- Nankhumwa others get injunction
- Analysts say DPP’s decision spells doom
Four senior officials expelled from the former ruling Democratic Progressive Party (DPP) have obtained an injunction against the party’s decision.
The party expelled vice-president (South) Kondwani Nankhumwa, who is also leader of opposition (LoP) in Parliament, secretary general Grezelder Jeffrey, treasurer general Jappie Mhango and Mulanje West legislator Yusuf Nthenda on Friday for alleged indiscipline.
But through lawyer Gilbert Khonyongwa, the four sought an injunction restraining the party from implementing any decision made during the central committee meeting held at party leader Peter Mutharika’s beachside villa.
High Court Judge Charles Ching’anya Mkandawire granted the stay order yesterday in Lilongwe, freeing the four from expulsion.
It reads: “It is ordered that the defendants refrain from the following: Implementing the decision to expelling the Claimants from the party and their respective positions. Proceeding with the intended election of a Leader of Opposition; and
“Recognising and acknowledging the purported replacements of the Claimants’ posts as secretary general, vice-president and treasurer general respectively. If you disobey this order, you may be found guilty of contempt of court and may be sent to prison or fined or your assets may be seized.”
In an interview, Nankhumwa said he will proceed with his rally at Desert Ground in Bangwe, Blantyre today where he is expected to engage party supporters on the direction that the Blue Camp needs to take.
But DPP spokesperson Brown Mpinganjira said the party was yet to be served with the said stay order.
Meanwhile, political and administrative studies lecturer at Chancellor College Mustafa Hussein said the decision spells doom for DPP.
He said resorting to firing people is a sign of factionalism, division, and that there are people that do not believe in democratic means of resolving conflicts.
Said Hussein: “It’s a disaster! It spells doom for DPP because it’s political intolerance at its highest order and it shows failure on the part of leaders to resolve issues within the party amicably. These people have their admirers, sympathisers and others may leave the party because of these signs of political intolerance.
“These people have been there for the party, what they were trying to do was to follow democratic means of choosing leadership rather than using unilateral means of appointing people. It’s a worrisome development and may lead to further weakening of the opposition in the country.”
Political analyst Ernest Thindwa argued the decision by the central committee defeats the whole essence of natural justice as the four were not summoned to be heard.
He said the DPP is feeling the effects of lacking intra-party democracy, which is making it difficult for the erstwhile ruling party to find a successor to Mutharika.
“You see the party is disintegrating because the process does not lend itself amenable to democratic contestation of the leadership positions as a result, Mutharika wants to be replaced by a person whom he favours. This is what is creating tension.
“DPP’s future is bleak. It is taking the same path that United Democratic Front and Alliance for Democracy took and we know where these two parties are now. The lack of holding conventions and NGC meeting also speaks of lack of democratic principles because party rules are not respected,” explained Thindwa.
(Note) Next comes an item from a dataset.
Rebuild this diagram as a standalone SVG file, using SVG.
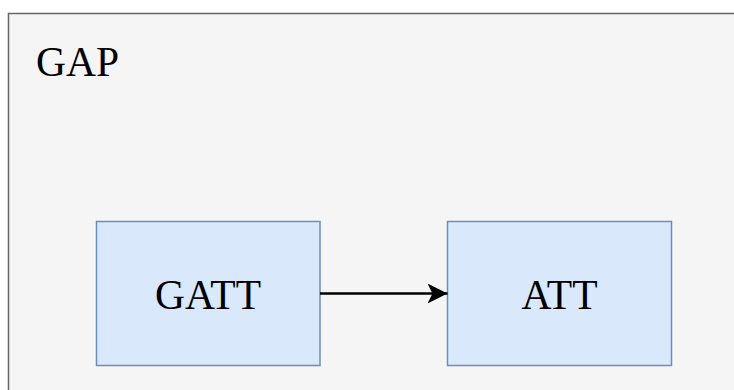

Just like Hussein, Thindwa
said the decision can be legally challenged as what the party has done is illegal and cannot go unchecked.
He added: “If they want to remain within DPP, they can do that because their firing is not logical and I want to believe that it can legally be challenged because the process is flawed.
“But reality on the ground is that these people will have difficulties as long as Mutharika remains the leader of DPP. What you see is a DPP weakening. The loser is DPP and its following, but also Malawi because you want to see a strong opposition keeping government in check.”
University of Livingstonia based socio-political and rights activist George Phiri said DPP is headed for doom.
He said: “What the party is saying is that it does not want to listen to people; that Mutharika does not understand what democracy means, because in it, people are free to express their mind.
“If the party is not ready for a convention, they should just have said so, not firing people. DPP needs a convention now because its image is dented with corruption, so it needs new leadership to start afresh, leaders that can bring transformation.”